DIRECTIVE: Retype exactly the lines from the line containing "Emit a LaTeX" through the line containing "(a5) at (8,147)", both included, and nothing more; skip the pictures.

Extracted records:
** START **

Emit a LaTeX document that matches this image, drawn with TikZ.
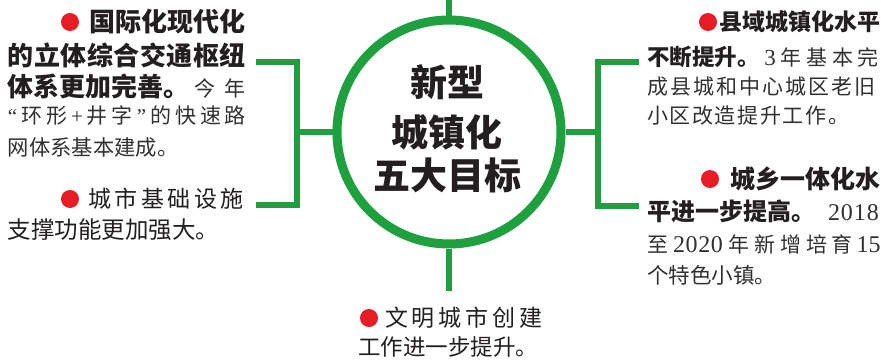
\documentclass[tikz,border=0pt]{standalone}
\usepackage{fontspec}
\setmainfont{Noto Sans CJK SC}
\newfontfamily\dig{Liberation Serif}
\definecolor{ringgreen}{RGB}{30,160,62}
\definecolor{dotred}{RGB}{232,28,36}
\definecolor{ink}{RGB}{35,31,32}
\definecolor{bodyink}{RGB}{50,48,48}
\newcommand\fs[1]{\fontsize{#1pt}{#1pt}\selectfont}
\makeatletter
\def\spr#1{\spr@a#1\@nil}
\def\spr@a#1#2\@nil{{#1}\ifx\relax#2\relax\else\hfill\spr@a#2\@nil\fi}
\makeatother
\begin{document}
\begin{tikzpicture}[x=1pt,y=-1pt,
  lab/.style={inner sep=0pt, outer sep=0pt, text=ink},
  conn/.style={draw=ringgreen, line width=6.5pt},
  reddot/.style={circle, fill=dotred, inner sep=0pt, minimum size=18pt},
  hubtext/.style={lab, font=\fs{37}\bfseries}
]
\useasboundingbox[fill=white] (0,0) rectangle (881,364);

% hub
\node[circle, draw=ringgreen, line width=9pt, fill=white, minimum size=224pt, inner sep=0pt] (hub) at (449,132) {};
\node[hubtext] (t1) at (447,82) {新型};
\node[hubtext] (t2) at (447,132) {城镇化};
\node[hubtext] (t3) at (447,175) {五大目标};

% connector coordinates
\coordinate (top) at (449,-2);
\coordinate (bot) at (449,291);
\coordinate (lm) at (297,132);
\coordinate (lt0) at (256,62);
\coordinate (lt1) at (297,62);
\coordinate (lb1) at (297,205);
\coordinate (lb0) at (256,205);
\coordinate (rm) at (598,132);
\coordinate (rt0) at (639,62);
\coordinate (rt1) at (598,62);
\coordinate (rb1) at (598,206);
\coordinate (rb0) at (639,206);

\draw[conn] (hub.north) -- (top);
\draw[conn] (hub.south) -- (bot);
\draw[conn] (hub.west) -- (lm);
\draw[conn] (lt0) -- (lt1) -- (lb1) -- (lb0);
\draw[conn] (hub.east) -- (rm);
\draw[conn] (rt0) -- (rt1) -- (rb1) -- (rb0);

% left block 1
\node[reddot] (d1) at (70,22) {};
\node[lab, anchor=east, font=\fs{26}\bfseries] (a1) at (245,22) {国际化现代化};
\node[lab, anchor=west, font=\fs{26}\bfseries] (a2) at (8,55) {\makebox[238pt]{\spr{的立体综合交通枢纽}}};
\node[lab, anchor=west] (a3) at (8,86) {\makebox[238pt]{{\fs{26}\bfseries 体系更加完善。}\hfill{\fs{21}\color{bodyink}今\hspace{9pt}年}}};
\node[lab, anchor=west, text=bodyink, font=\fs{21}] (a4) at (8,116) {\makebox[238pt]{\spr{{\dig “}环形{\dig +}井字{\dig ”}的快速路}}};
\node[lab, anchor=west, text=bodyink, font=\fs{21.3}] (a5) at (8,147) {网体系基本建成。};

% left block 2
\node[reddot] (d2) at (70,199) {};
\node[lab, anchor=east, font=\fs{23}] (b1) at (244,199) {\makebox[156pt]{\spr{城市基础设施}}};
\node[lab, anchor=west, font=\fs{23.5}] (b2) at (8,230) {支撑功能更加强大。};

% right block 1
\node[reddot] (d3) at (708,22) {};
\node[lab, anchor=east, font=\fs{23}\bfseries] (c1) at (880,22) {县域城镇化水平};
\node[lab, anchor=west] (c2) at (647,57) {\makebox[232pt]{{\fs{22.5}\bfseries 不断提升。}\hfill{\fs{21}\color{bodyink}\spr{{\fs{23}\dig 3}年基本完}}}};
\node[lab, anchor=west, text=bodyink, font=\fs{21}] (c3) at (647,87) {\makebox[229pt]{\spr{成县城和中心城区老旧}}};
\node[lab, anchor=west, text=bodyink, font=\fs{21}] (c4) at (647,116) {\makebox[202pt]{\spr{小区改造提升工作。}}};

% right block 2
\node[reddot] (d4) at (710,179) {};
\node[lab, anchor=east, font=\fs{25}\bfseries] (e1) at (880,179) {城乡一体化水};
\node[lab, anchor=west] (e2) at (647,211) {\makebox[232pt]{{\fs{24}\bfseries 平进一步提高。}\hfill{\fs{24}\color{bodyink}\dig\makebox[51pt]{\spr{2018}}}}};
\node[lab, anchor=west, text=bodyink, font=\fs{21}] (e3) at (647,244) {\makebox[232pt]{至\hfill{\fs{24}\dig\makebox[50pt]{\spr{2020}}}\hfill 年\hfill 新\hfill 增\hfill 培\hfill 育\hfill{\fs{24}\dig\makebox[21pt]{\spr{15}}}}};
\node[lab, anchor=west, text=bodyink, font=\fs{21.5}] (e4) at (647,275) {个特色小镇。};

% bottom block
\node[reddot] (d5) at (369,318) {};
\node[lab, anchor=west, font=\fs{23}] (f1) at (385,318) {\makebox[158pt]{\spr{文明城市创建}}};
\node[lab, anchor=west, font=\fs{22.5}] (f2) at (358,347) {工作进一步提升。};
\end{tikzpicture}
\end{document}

** END **
** START **

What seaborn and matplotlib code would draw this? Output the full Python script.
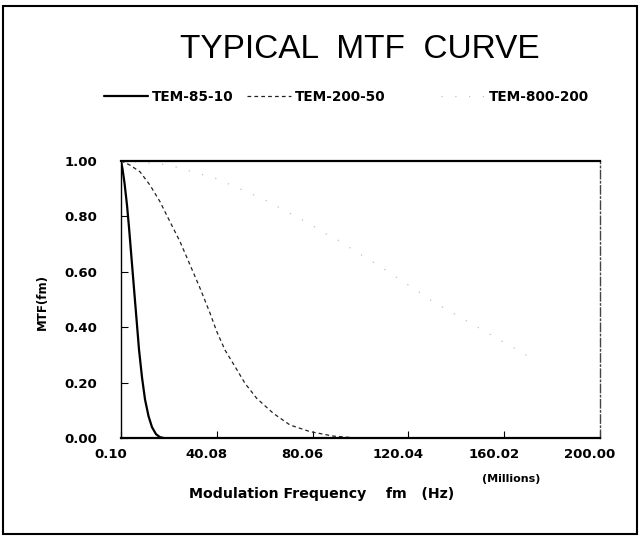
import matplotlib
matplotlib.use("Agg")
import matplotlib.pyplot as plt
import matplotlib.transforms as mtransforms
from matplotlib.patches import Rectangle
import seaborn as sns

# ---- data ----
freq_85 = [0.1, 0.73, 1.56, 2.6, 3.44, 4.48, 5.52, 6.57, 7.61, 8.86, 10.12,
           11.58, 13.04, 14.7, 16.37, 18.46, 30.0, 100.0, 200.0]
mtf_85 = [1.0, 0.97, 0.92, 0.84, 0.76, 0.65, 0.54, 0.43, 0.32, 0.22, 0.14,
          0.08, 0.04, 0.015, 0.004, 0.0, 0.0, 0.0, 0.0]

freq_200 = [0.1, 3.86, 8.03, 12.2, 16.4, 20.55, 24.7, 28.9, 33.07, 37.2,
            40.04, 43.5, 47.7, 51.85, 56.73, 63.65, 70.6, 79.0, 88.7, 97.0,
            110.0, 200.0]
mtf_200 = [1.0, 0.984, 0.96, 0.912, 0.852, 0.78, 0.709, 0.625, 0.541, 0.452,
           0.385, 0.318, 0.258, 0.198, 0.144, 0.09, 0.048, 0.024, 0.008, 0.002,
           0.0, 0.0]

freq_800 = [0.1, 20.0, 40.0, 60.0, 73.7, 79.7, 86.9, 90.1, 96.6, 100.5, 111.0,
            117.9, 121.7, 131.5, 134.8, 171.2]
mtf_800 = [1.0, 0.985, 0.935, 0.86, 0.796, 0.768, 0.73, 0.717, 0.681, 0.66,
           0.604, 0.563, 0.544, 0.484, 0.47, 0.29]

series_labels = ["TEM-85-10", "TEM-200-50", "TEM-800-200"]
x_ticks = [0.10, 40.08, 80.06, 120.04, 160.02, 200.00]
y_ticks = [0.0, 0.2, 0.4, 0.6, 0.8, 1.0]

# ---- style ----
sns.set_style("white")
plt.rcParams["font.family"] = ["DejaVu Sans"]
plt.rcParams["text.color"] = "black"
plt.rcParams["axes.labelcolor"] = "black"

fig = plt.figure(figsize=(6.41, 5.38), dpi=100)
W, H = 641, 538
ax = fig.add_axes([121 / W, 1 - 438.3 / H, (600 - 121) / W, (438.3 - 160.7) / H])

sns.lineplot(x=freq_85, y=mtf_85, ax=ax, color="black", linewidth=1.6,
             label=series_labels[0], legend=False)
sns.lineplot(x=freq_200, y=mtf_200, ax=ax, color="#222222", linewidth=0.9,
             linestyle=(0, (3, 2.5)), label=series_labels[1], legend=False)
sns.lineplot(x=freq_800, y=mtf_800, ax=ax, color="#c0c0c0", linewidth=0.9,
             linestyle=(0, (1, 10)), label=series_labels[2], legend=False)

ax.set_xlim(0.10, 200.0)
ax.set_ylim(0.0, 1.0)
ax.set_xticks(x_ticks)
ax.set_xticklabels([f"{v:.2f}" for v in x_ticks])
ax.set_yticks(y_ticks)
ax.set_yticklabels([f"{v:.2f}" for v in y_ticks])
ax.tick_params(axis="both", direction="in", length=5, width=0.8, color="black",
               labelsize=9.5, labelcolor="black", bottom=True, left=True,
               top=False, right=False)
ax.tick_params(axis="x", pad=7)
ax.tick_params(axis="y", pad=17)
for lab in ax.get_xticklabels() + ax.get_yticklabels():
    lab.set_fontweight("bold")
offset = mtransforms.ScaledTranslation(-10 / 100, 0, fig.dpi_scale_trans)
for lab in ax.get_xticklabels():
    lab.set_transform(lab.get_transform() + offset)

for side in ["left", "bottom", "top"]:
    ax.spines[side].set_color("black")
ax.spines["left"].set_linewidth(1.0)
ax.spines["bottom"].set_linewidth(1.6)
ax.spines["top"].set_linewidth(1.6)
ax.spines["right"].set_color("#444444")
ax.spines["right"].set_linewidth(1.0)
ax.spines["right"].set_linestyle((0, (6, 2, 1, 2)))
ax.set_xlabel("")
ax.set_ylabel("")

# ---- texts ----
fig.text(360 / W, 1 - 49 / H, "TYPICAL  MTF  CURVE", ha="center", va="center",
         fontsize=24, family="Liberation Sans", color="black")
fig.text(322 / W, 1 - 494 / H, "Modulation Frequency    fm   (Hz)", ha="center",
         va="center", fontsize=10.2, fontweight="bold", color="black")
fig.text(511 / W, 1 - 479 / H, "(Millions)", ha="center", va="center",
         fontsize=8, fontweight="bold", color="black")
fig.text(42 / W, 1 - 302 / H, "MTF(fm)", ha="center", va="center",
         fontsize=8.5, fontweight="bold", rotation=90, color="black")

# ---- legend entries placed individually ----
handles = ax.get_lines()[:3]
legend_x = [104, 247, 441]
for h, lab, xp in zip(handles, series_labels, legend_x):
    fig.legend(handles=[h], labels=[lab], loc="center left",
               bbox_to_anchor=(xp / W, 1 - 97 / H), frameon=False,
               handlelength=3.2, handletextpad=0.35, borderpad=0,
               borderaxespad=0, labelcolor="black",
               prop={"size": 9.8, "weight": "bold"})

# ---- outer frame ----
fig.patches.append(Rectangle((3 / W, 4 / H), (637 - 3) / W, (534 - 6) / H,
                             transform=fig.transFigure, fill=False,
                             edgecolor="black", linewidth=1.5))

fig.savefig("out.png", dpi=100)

** END **
** START **

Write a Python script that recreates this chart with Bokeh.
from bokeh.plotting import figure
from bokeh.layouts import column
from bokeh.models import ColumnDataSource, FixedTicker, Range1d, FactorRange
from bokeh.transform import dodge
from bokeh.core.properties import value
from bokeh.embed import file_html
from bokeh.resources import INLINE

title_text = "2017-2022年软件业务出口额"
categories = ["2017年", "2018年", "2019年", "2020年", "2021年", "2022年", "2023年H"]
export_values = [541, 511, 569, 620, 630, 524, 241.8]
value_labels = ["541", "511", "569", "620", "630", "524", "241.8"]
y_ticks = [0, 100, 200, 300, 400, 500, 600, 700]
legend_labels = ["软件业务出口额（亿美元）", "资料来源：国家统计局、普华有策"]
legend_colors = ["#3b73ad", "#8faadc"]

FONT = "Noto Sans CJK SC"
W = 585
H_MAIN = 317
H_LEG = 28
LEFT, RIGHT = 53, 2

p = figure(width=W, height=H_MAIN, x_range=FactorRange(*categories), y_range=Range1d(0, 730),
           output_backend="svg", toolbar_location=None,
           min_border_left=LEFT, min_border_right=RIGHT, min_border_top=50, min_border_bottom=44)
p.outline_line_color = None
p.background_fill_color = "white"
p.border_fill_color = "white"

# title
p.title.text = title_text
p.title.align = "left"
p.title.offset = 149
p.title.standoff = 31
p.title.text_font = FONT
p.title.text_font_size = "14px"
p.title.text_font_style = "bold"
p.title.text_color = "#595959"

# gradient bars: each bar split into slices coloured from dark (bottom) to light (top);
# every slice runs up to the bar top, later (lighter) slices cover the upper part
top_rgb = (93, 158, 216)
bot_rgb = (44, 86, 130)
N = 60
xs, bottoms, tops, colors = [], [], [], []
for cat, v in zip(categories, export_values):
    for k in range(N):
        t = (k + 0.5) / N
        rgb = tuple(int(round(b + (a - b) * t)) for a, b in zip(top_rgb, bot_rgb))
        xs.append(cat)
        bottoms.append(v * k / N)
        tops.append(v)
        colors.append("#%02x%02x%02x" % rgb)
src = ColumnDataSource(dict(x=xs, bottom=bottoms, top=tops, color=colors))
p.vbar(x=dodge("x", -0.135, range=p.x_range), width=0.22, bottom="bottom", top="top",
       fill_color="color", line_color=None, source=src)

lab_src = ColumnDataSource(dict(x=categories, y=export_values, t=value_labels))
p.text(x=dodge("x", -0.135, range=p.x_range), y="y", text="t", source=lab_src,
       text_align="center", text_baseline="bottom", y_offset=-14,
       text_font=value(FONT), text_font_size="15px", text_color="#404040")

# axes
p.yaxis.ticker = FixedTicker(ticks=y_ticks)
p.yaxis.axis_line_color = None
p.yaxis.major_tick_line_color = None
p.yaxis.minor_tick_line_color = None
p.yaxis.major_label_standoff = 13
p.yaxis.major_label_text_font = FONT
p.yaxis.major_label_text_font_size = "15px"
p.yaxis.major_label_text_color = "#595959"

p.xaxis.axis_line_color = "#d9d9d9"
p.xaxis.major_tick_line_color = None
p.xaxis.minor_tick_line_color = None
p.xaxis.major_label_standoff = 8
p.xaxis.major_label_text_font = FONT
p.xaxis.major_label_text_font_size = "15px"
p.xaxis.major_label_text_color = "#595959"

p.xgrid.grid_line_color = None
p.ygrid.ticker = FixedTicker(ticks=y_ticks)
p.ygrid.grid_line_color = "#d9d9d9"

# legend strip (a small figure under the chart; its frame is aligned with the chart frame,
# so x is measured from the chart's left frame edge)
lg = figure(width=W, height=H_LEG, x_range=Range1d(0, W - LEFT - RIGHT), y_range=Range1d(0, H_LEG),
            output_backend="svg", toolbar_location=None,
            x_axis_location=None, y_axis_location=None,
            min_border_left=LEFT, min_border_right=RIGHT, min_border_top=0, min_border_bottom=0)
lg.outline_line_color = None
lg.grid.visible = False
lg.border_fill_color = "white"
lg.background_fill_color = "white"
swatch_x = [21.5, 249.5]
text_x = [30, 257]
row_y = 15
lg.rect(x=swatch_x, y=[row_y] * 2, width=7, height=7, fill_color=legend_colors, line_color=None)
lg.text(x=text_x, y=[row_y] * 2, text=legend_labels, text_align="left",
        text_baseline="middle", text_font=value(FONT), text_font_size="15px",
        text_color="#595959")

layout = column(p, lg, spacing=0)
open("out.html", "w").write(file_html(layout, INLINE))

** END **

RESPONSE TO THE EXERCISE:
Emit a LaTeX document that matches this image, drawn with TikZ.
\documentclass[tikz,border=0pt]{standalone}
\usepackage{fontspec}
\setmainfont{Noto Sans CJK SC}
\newfontfamily\dig{Liberation Serif}
\definecolor{ringgreen}{RGB}{30,160,62}
\definecolor{dotred}{RGB}{232,28,36}
\definecolor{ink}{RGB}{35,31,32}
\definecolor{bodyink}{RGB}{50,48,48}
\newcommand\fs[1]{\fontsize{#1pt}{#1pt}\selectfont}
\makeatletter
\def\spr#1{\spr@a#1\@nil}
\def\spr@a#1#2\@nil{{#1}\ifx\relax#2\relax\else\hfill\spr@a#2\@nil\fi}
\makeatother
\begin{document}
\begin{tikzpicture}[x=1pt,y=-1pt,
  lab/.style={inner sep=0pt, outer sep=0pt, text=ink},
  conn/.style={draw=ringgreen, line width=6.5pt},
  reddot/.style={circle, fill=dotred, inner sep=0pt, minimum size=18pt},
  hubtext/.style={lab, font=\fs{37}\bfseries}
]
\useasboundingbox[fill=white] (0,0) rectangle (881,364);

% hub
\node[circle, draw=ringgreen, line width=9pt, fill=white, minimum size=224pt, inner sep=0pt] (hub) at (449,132) {};
\node[hubtext] (t1) at (447,82) {新型};
\node[hubtext] (t2) at (447,132) {城镇化};
\node[hubtext] (t3) at (447,175) {五大目标};

% connector coordinates
\coordinate (top) at (449,-2);
\coordinate (bot) at (449,291);
\coordinate (lm) at (297,132);
\coordinate (lt0) at (256,62);
\coordinate (lt1) at (297,62);
\coordinate (lb1) at (297,205);
\coordinate (lb0) at (256,205);
\coordinate (rm) at (598,132);
\coordinate (rt0) at (639,62);
\coordinate (rt1) at (598,62);
\coordinate (rb1) at (598,206);
\coordinate (rb0) at (639,206);

\draw[conn] (hub.north) -- (top);
\draw[conn] (hub.south) -- (bot);
\draw[conn] (hub.west) -- (lm);
\draw[conn] (lt0) -- (lt1) -- (lb1) -- (lb0);
\draw[conn] (hub.east) -- (rm);
\draw[conn] (rt0) -- (rt1) -- (rb1) -- (rb0);

% left block 1
\node[reddot] (d1) at (70,22) {};
\node[lab, anchor=east, font=\fs{26}\bfseries] (a1) at (245,22) {国际化现代化};
\node[lab, anchor=west, font=\fs{26}\bfseries] (a2) at (8,55) {\makebox[238pt]{\spr{的立体综合交通枢纽}}};
\node[lab, anchor=west] (a3) at (8,86) {\makebox[238pt]{{\fs{26}\bfseries 体系更加完善。}\hfill{\fs{21}\color{bodyink}今\hspace{9pt}年}}};
\node[lab, anchor=west, text=bodyink, font=\fs{21}] (a4) at (8,116) {\makebox[238pt]{\spr{{\dig “}环形{\dig +}井字{\dig ”}的快速路}}};
\node[lab, anchor=west, text=bodyink, font=\fs{21.3}] (a5) at (8,147) {网体系基本建成。};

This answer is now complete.